On May 26, it has been reported by Asian financial news outlet Aju Business Daily that LG CNS — LG’s IT services subsidiary, signed a memorandum of understanding with Evernym, as the collaboration between the two firms aims to develop international digital identity standards at the World Wide Web Consortium.
However, to establish the new standard, the two firms decided to jointly develop a blockchain-based decentralized authentication system to replace international driver’s licenses and passports.
Evernym already launched Sovrin, a platform aiming to enable organizations and governments to issue, verify, and manage digital credentials such as digital passports.
.@evernym has partnered with LG CNS for #digitalidentity Quite a big deal – Korea has an eye watering number of identity initiatives, and LG participates in some South Korea may be the most active country And Evernym is no slouch eitherhttps://t.co/ZZjPgIXxwK — Ledger Insights (@LedgerInsights) May 26, 2020
As it has been reported in September 2019, Evernym scored a $2 million investment from Overstock’s venture capital arm Medici Ventures.
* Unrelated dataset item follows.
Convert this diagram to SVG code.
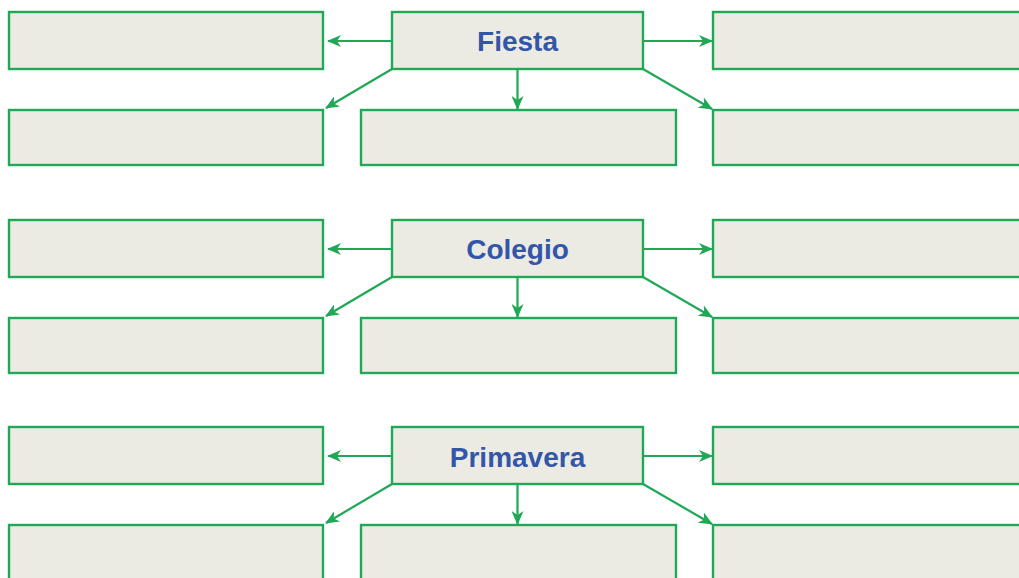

At the time, Jonathan Johnson, the CEO of Overstock, said:
“Evernym’s platform allows every person, organization, and connected thing to have an independent identity.”
Likewise, Gabriel Kurman, the head of strategy at RIF, a Bitcoin-based solution that develops its own identity management system, said that he sees such a standard could bring great benefits to personal data security.
LG collaborates with a blockchain ID company to create new identity standards for the internet https://t.co/R4H0TIkL9N — Cointelegraph (@Cointelegraph) May 26, 2020
While he has high hopes for this system, he also highlighted the importance that such solutions be open source by saying:
“I hope that this standard will help future generations to recover the right to privacy over their digital interactions that our generation lost in the past 15 years. Also to make access to ID easier for vulnerable communities. On the other hand, I wouldn’t really like to see this tool used for mass surveillance by tech companies and governments disguised by well-intentioned standards. For that to be avoided, open-source technology is needed as well as public blockchains.”